** BEGIN Data section **
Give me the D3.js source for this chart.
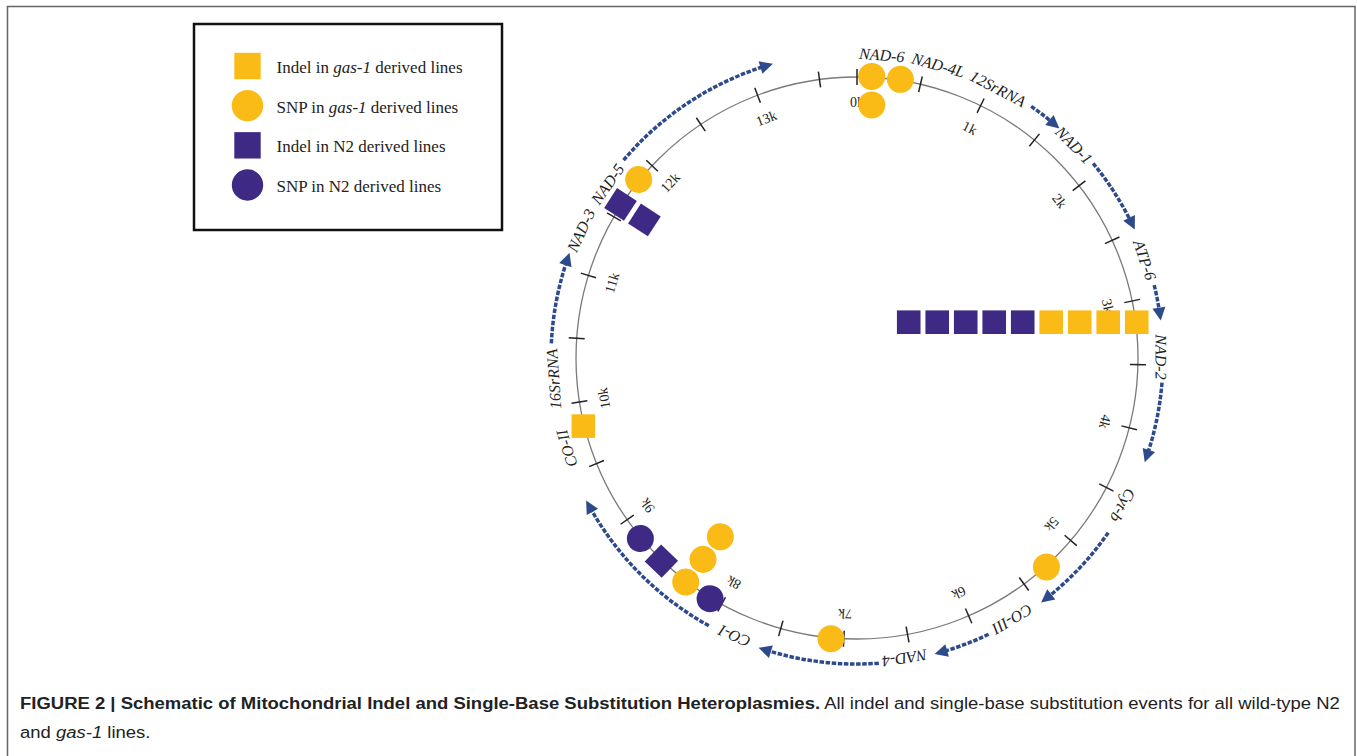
<!DOCTYPE html>
<html>
<head>
<meta charset="utf-8">
<script src="https://cdn.jsdelivr.net/npm/d3@7"></script>
<style>
  body { margin: 0; background: #fff; }
  svg { display: block; }
</style>
</head>
<body>
<svg id="chart"></svg>
<script>
var width = 1357, height = 756;

// genome (bp)
var genomeLength = 13794;
var tickPositions = d3.range(0, 13794, 500);
var tickLabels = ['0k','1k','2k','3k','4k','5k','6k','7k','8k','9k','10k','11k','12k','13k'];

// gene labels and their position on the genome (bp)
var geneNames = ['NAD-6','NAD-4L','12SrRNA','NAD-1','ATP-6','NAD-2','Cyt-b','CO-III','NAD-4','CO-I','CO-II','16SrRNA','NAD-3','NAD-5'];
var genePos   = [180, 594, 1058, 1745, 2728, 3441, 4560, 5720, 6552, 7807, 9682, 10194, 11296, 11683];

// transcription arrows (start / end bp)
var arrowStart = [1329, 1935, 2920, 3625, 4782, 5921, 6740, 8007, 10450, 11889];
var arrowEnd   = [1536, 2447, 3129, 4162, 5430, 6284, 7566, 9232, 11065, 13133];

// events: position (bp) and type; events at the same position stack inward
var eventPos  = [115, 115, 339, 3169, 3169, 3169, 3169, 3169, 3169, 3169, 3169, 3169,
                 5280, 7100, 8100, 8330, 8330, 8330, 8580, 8820, 9810, 11610, 11610, 11850];
var eventType = ['gasSNP','gasSNP','gasSNP','gasIndel','gasIndel','gasIndel','gasIndel','n2Indel','n2Indel','n2Indel','n2Indel','n2Indel',
                 'gasSNP','gasSNP','n2SNP','gasSNP','gasSNP','gasSNP','n2Indel','n2SNP','gasIndel','n2Indel','n2Indel','gasSNP'];

var legendTypes  = ['gasIndel','gasSNP','n2Indel','n2SNP'];
var legendLabels = [['Indel in ','gas-1',' derived lines'],['SNP in ','gas-1',' derived lines'],['Indel in N2 derived lines','',''],['SNP in N2 derived lines','','']];

var yellow = '#fbbb16', purple = '#3e2a84', arrowBlue = '#2d4a8c';
var typeColor = { gasIndel: yellow, gasSNP: yellow, n2Indel: purple, n2SNP: purple };
var typeShape = { gasIndel: 'square', gasSNP: 'circle', n2Indel: 'square', n2SNP: 'circle' };

var cx = 857, cy = 358, R = 281;
var angle = d3.scaleLinear().domain([0, genomeLength]).range([0, 2 * Math.PI]);
function px(a, r) { return cx + r * Math.sin(a); }
function py(a, r) { return cy - r * Math.cos(a); }
function deg(a) { return a * 180 / Math.PI; }

var svg = d3.select('#chart').attr('width', width).attr('height', height);

// frame
svg.append('rect')
    .attr('x', 7.5).attr('y', 6.5).attr('width', 1347.5).attr('height', 800)
    .attr('fill', 'none').attr('stroke', '#666').attr('stroke-width', 1.5);

// genome circle
svg.append('circle')
    .attr('cx', cx).attr('cy', cy).attr('r', R)
    .attr('fill', 'none').attr('stroke', '#7a7a7a').attr('stroke-width', 1.3);

svg.selectAll('line.tick')
    .data(tickPositions).enter()
    .append('line')
    .attr('class', 'tick')
    .attr('x1', function(d){ return px(angle(d), R - 8); })
    .attr('y1', function(d){ return py(angle(d), R - 8); })
    .attr('x2', function(d){ return px(angle(d), R + 8); })
    .attr('y2', function(d){ return py(angle(d), R + 8); })
    .attr('stroke', '#222').attr('stroke-width', 1.5);

svg.selectAll('text.ticklabel')
    .data(tickLabels).enter()
    .append('text')
    .attr('class', 'ticklabel')
    .attr('transform', function(d, i){
        var a = angle(i * 1000);
        return 'translate(' + px(a, 256) + ',' + py(a, 256) + ') rotate(' + deg(a) + ')';
    })
    .attr('text-anchor', 'middle')
    .attr('dominant-baseline', 'central')
    .style('font-family', '"Liberation Serif", "DejaVu Serif", serif')
    .style('font-size', '14px')
    .attr('fill', '#222')
    .text(function(d){ return d; });

// gene labels
svg.selectAll('text.gene')
    .data(geneNames).enter()
    .append('text')
    .attr('class', 'gene')
    .attr('transform', function(d, i){
        var a = angle(genePos[i]);
        return 'translate(' + px(a, 304) + ',' + py(a, 304) + ') rotate(' + deg(a) + ')';
    })
    .attr('text-anchor', 'middle')
    .attr('dominant-baseline', 'central')
    .style('font-family', '"Liberation Serif", "DejaVu Serif", serif')
    .style('font-style', 'italic')
    .style('font-size', '16px')
    .attr('fill', '#222')
    .text(function(d){ return d; });

// dashed arrows
var arrowR = 306;
var arrows = svg.selectAll('g.arrow')
    .data(arrowStart).enter()
    .append('g').attr('class', 'arrow');

arrows.append('path')
    .attr('d', function(d, i){
        var a0 = angle(d), a1 = angle(arrowEnd[i]) - 5 / arrowR;
        var p = d3.path();
        p.moveTo(px(a0, arrowR), py(a0, arrowR));
        p.arc(cx, cy, arrowR, a0 - Math.PI / 2, a1 - Math.PI / 2);
        return p.toString();
    })
    .attr('fill', 'none')
    .attr('stroke', arrowBlue)
    .attr('stroke-width', 3.5)
    .attr('stroke-dasharray', '4.5,1.6');

arrows.append('path')
    .attr('d', 'M7,0 L-6,-6.5 L-6,6.5 Z')
    .attr('transform', function(d, i){
        var a = angle(arrowEnd[i]);
        return 'translate(' + px(a, arrowR) + ',' + py(a, arrowR) + ') rotate(' + deg(a) + ')';
    })
    .attr('fill', arrowBlue);

// events: anchored on the circle, stacked inward; stacking snaps to an axis near 0/90/180/270
var stackStep = 28.5, baseR = 282;
var seen = {};
var stackIndex = eventPos.map(function(p){ seen[p] = (seen[p] || 0) + 1; return seen[p] - 1; });
function stackAngle(a) {
    var d = deg(a), n = Math.round(d / 90) * 90;
    return Math.abs(d - n) < 15 ? n : d;
}

var events = svg.selectAll('g.event')
    .data(eventPos).enter()
    .append('g')
    .attr('class', 'event')
    .attr('transform', function(d, i){
        var a = angle(d), s = stackAngle(a) * Math.PI / 180, k = stackIndex[i] * stackStep;
        var x = px(a, baseR) - k * Math.sin(s), y = py(a, baseR) + k * Math.cos(s);
        return 'translate(' + x + ',' + y + ') rotate(' + deg(s) + ')';
    });

events.each(function(d, i){
    var g = d3.select(this);
    var t = eventType[i];
    if (typeShape[t] === 'circle') {
        g.append('circle').attr('r', 13.5).attr('fill', typeColor[t]);
    } else {
        g.append('rect').attr('x', -11.8).attr('y', -11.8).attr('width', 23.6).attr('height', 23.6)
            .attr('fill', typeColor[t]);
    }
});

// legend
var legend = svg.append('g');
legend.append('rect')
    .attr('x', 194).attr('y', 24).attr('width', 308).attr('height', 206)
    .attr('fill', '#fff').attr('stroke', '#111').attr('stroke-width', 2.5);

var legendY = d3.scalePoint().domain(legendTypes).range([66, 185]);
var items = legend.selectAll('g.item')
    .data(legendTypes).enter()
    .append('g')
    .attr('class', 'item')
    .attr('transform', function(d){ return 'translate(247.5,' + legendY(d) + ')'; });

items.each(function(t){
    var g = d3.select(this);
    if (typeShape[t] === 'circle') {
        g.append('circle').attr('r', 15.7).attr('fill', typeColor[t]);
    } else {
        g.append('rect').attr('x', -13.2).attr('y', -13.2).attr('width', 26.4).attr('height', 26.4).attr('fill', typeColor[t]);
    }
});

var legendText = items.append('text')
    .attr('x', 29)
    .attr('y', 1)
    .attr('dominant-baseline', 'central')
    .style('font-family', '"Liberation Serif", "DejaVu Serif", serif')
    .style('font-size', '17px')
    .attr('fill', '#222');
legendText.each(function(t, i){
    var parts = legendLabels[i];
    var el = d3.select(this);
    el.append('tspan').text(parts[0]);
    if (parts[1]) el.append('tspan').style('font-style', 'italic').text(parts[1]);
    if (parts[2]) el.append('tspan').text(parts[2]);
});

// caption
var caption = svg.append('g')
    .style('font-family', '"Liberation Sans", Arial, sans-serif')
    .style('font-size', '17px')
    .attr('fill', '#222');
var line1 = caption.append('text').attr('x', 0).attr('y', 0);
line1.append('tspan').style('font-weight', 'bold')
    .text('FIGURE 2 | Schematic of Mitochondrial Indel and Single-Base Substitution Heteroplasmies.');
line1.append('tspan').text(' All indel and single-base substitution events for all wild-type N2');
var line2 = caption.append('text').attr('x', 0).attr('y', 29);
line2.append('tspan').text('and ');
line2.append('tspan').style('font-style', 'italic').text('gas-1');
line2.append('tspan').text(' lines.');

var natural = line1.node().getComputedTextLength();
var sx = 1321 / natural;
caption.attr('transform', 'translate(20,709) scale(' + sx + ',1)');
</script>
</body>
</html>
** END Data section **
* [Objective]: Exactly as they appear, print the lines of the listing above from its first line through the line that contains "180 / Math.PI;", minus the pictures.

* [The solution]:
Give me the D3.js source for this chart.
<!DOCTYPE html>
<html>
<head>
<meta charset="utf-8">
<script src="https://cdn.jsdelivr.net/npm/d3@7"></script>
<style>
  body { margin: 0; background: #fff; }
  svg { display: block; }
</style>
</head>
<body>
<svg id="chart"></svg>
<script>
var width = 1357, height = 756;

// genome (bp)
var genomeLength = 13794;
var tickPositions = d3.range(0, 13794, 500);
var tickLabels = ['0k','1k','2k','3k','4k','5k','6k','7k','8k','9k','10k','11k','12k','13k'];

// gene labels and their position on the genome (bp)
var geneNames = ['NAD-6','NAD-4L','12SrRNA','NAD-1','ATP-6','NAD-2','Cyt-b','CO-III','NAD-4','CO-I','CO-II','16SrRNA','NAD-3','NAD-5'];
var genePos   = [180, 594, 1058, 1745, 2728, 3441, 4560, 5720, 6552, 7807, 9682, 10194, 11296, 11683];

// transcription arrows (start / end bp)
var arrowStart = [1329, 1935, 2920, 3625, 4782, 5921, 6740, 8007, 10450, 11889];
var arrowEnd   = [1536, 2447, 3129, 4162, 5430, 6284, 7566, 9232, 11065, 13133];

// events: position (bp) and type; events at the same position stack inward
var eventPos  = [115, 115, 339, 3169, 3169, 3169, 3169, 3169, 3169, 3169, 3169, 3169,
                 5280, 7100, 8100, 8330, 8330, 8330, 8580, 8820, 9810, 11610, 11610, 11850];
var eventType = ['gasSNP','gasSNP','gasSNP','gasIndel','gasIndel','gasIndel','gasIndel','n2Indel','n2Indel','n2Indel','n2Indel','n2Indel',
                 'gasSNP','gasSNP','n2SNP','gasSNP','gasSNP','gasSNP','n2Indel','n2SNP','gasIndel','n2Indel','n2Indel','gasSNP'];

var legendTypes  = ['gasIndel','gasSNP','n2Indel','n2SNP'];
var legendLabels = [['Indel in ','gas-1',' derived lines'],['SNP in ','gas-1',' derived lines'],['Indel in N2 derived lines','',''],['SNP in N2 derived lines','','']];

var yellow = '#fbbb16', purple = '#3e2a84', arrowBlue = '#2d4a8c';
var typeColor = { gasIndel: yellow, gasSNP: yellow, n2Indel: purple, n2SNP: purple };
var typeShape = { gasIndel: 'square', gasSNP: 'circle', n2Indel: 'square', n2SNP: 'circle' };

var cx = 857, cy = 358, R = 281;
var angle = d3.scaleLinear().domain([0, genomeLength]).range([0, 2 * Math.PI]);
function px(a, r) { return cx + r * Math.sin(a); }
function py(a, r) { return cy - r * Math.cos(a); }
function deg(a) { return a * 180 / Math.PI; }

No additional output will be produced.